The author makes it clear that he wishes to expose Timurid rule for what it was, without the colonial-era bias that has, in his view, fed lies to clueless Indians in the guise of history: “The romanticised sauce of Ganga Jamuni Tehzib often overflows its historical vessel, drowning reason under tales of imagined harmony and fabricated tales of Hindu-Muslim marital alliances. Yet, when the varnish of poetic exaggeration is stripped away, the hard stone of historical reality remains cold and unyielding.” The reader is assured that the Mughals were invaders and conquerors without a single redeeming trait, whose sole aim was to rape and loot ‘Hindustan’ while decimating Hindus with jihadist fervour.

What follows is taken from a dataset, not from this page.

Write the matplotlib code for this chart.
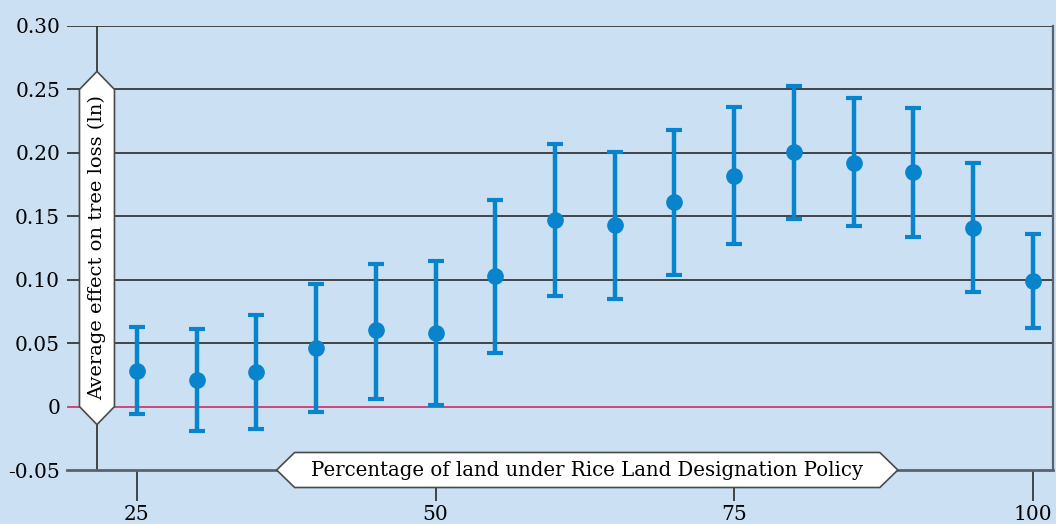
import numpy as np
import matplotlib.pyplot as plt
from matplotlib.patches import Polygon
from matplotlib.transforms import IdentityTransform

# Share of land under the policy (%) and estimated effect with 95% CI
share = [25, 30, 35, 40, 45, 50, 55, 60, 65, 70, 75, 80, 85, 90, 95, 100]
effect = [0.028, 0.021, 0.027, 0.046, 0.060, 0.058, 0.103, 0.147, 0.143, 0.161,
          0.182, 0.201, 0.192, 0.185, 0.141, 0.099]
ci_low = [-0.006, -0.019, -0.018, -0.004, 0.006, 0.001, 0.042, 0.087, 0.085, 0.104,
          0.128, 0.148, 0.142, 0.134, 0.090, 0.062]
ci_high = [0.063, 0.061, 0.072, 0.097, 0.112, 0.115, 0.163, 0.207, 0.201, 0.218,
           0.236, 0.253, 0.243, 0.235, 0.192, 0.136]

yticks = [-0.05, 0, 0.05, 0.10, 0.15, 0.20, 0.25, 0.30]
ytick_labels = ["-0.05", "0", "0.05", "0.10", "0.15", "0.20", "0.25", "0.30"]
xticks = [25, 50, 75, 100]

bg = "#cce0f3"
blue = "#0784cc"
plt.rcParams["font.family"] = ["DejaVu Serif"]

fig = plt.figure(figsize=(10.56, 5.24), dpi=100, facecolor=bg)
ax = fig.add_axes([67/1056, 54/524, 986/1056, 444/524], facecolor=bg)
ax.set_xlim(19.14, 101.7)
ax.set_ylim(-0.05, 0.30)

# horizontal reference lines
for y in yticks:
    if y == 0:
        ax.axhline(y, color="#cc2f66", lw=1.2, zorder=1)
    elif y > -0.05:
        ax.axhline(y, color="#2a2a2a", lw=1.2, zorder=1)
ax.axvline(21.65, color="#2a2a2a", lw=1.2, zorder=1)

effect = np.array(effect)
yerr = [effect - np.array(ci_low), np.array(ci_high) - effect]
ax.errorbar(share, effect, yerr=yerr, fmt="o", color=blue, ms=11,
            elinewidth=3.2, capsize=5.8, capthick=3, zorder=5)

for side in ["top", "left"]:
    ax.spines[side].set_visible(False)
ax.spines["bottom"].set_color("#5a6270")
ax.spines["bottom"].set_linewidth(2)
ax.spines["right"].set_color("#5a6270")
ax.spines["right"].set_linewidth(1.6)

ax.set_yticks(yticks)
ax.set_yticklabels(ytick_labels)
ax.tick_params(axis="y", length=0, pad=5, labelsize=14.5)
ax.set_xticks(xticks)
ax.tick_params(axis="x", length=22, width=1.2, color="#2a2a2a", pad=3, labelsize=14.5)


def hex_label(x0, y0, x1, y1, half_w, tip):
    # white pointed box along the segment (x0,y0)-(x1,y1), given in data coords
    p0 = ax.transData.transform((x0, y0))
    p1 = ax.transData.transform((x1, y1))
    d = (p1 - p0) / np.linalg.norm(p1 - p0)
    n = np.array([-d[1], d[0]])
    verts = [p0 - d * tip, p0 + n * half_w, p1 + n * half_w,
             p1 + d * tip, p1 - n * half_w, p0 - n * half_w]
    poly = Polygon(verts, closed=True, facecolor="white", edgecolor="#4a4a4a",
                   lw=1.2, transform=IdentityTransform(), zorder=8, clip_on=False)
    ax.add_patch(poly)


hex_label(21.65, 0.0, 21.65, 0.25, 17.5, 18)
ax.text(21.65, 0.125, "Average effect on tree loss (ln)", rotation=90,
        ha="center", va="center", fontsize=14, zorder=9, clip_on=False)

hex_label(38.2, -0.05, 87.2, -0.05, 17.5, 18)
ax.text(62.7, -0.05, "Percentage of land under Rice Land Designation Policy",
        ha="center", va="center", fontsize=14.2, zorder=9, clip_on=False)

fig.savefig("out.png", dpi=100, facecolor=bg)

Babur: The Quest for Hindustan by Aabhas Maldahiyar

Lest this reeks of alarming bias and Islamophobia, Maldahiyar takes pains to establish his own credentials as a historian, stating “…with scholarly clarity that the entire narrative presented in this work is rooted primarily in my own direct translation of the Baburnama (Persian version), allowing the emperor’s own words—untampered by later translations—to serve as the primary witness to his life and deeds.” This statement notwithstanding, the narrative is soaked in prejudice and littered with repetitive reams of rabble-rousing rhetoric that is both contradictory and incoherent.

Babur is harshly criticised for being too much of a religious fanatic committed to rooting out the kafirs and infidels. Yet, in nearly every other page amidst the tediously trotted-out information dump, the reader is told that Babur, in direct violation of Islamic principles, indulged in inebriants and intoxicants at interminable wine and arak parties, and was a drunken sot who also exhibited homosexual tendencies. Cue gasps of horror!

Likewise, ignoring the many factors that shaped Akbar—often hailed as a tolerant and progressive ruler—Maldahiyar writes with salacious glee: “…under Akbar’s rule, if a young woman was found unveiled in a public place—a mere act of showing her face to the open air—she would be condemned to the degrading profession of prostitution. The same brutal sentence awaited those women who dared lie to their husbands, or, worse still, raise their voices in a quarrel. Such was the lofty pedestal of female dignity under the so-called enlightened rule of the Timurids.” Busy bewailing the brutality and chains that bound women during Mughal rule, he remains blithely unaware of his own sexism and penchant for policing women’s bodies with outdated male notions of honour—ideas that have brutalised and victimised women long after the Mughals were relegated to the pages of a distant past.

Accusing all historians and scholars, except himself, of romanticising the Mughals—whom he calls jihadists, idol-destroyers, killers of kafirs, and perpetrators of genocide—Maldahiyar proceeds to rewrite Rajput history with sickly levels of schmaltz.

His account of Rana Sangha exonerates the Rajput ruler from sending an invitation to Babur to bring about the fall of Lodi, insisting instead that it was Babur who sent an envoy seeking Sangha’s aid, which the latter agreed to. He admits that Sangha later reneged on this deal, glossing over the man’s tendency to break promises and make poor decisions, choosing instead to lionise his valour and honour—traits he swears are typical of Rajputs—while ignoring their long history of internal treachery, from Prithviraj Chauhan’s disputed betrayal by Jaichand that led to Ghori’s triumph at the second battle of Tarain.

It may be said that the book’s blurb is deceptive. This is not a historical account that brings to life the triumphs and tribulations of a legendary figure. Rather, it is a poison pen that seeks to spew hatred and intolerance, all to distract readers from the present, where politicians of every hue are conniving to outdo the Mughals and the British in despoiling this nation.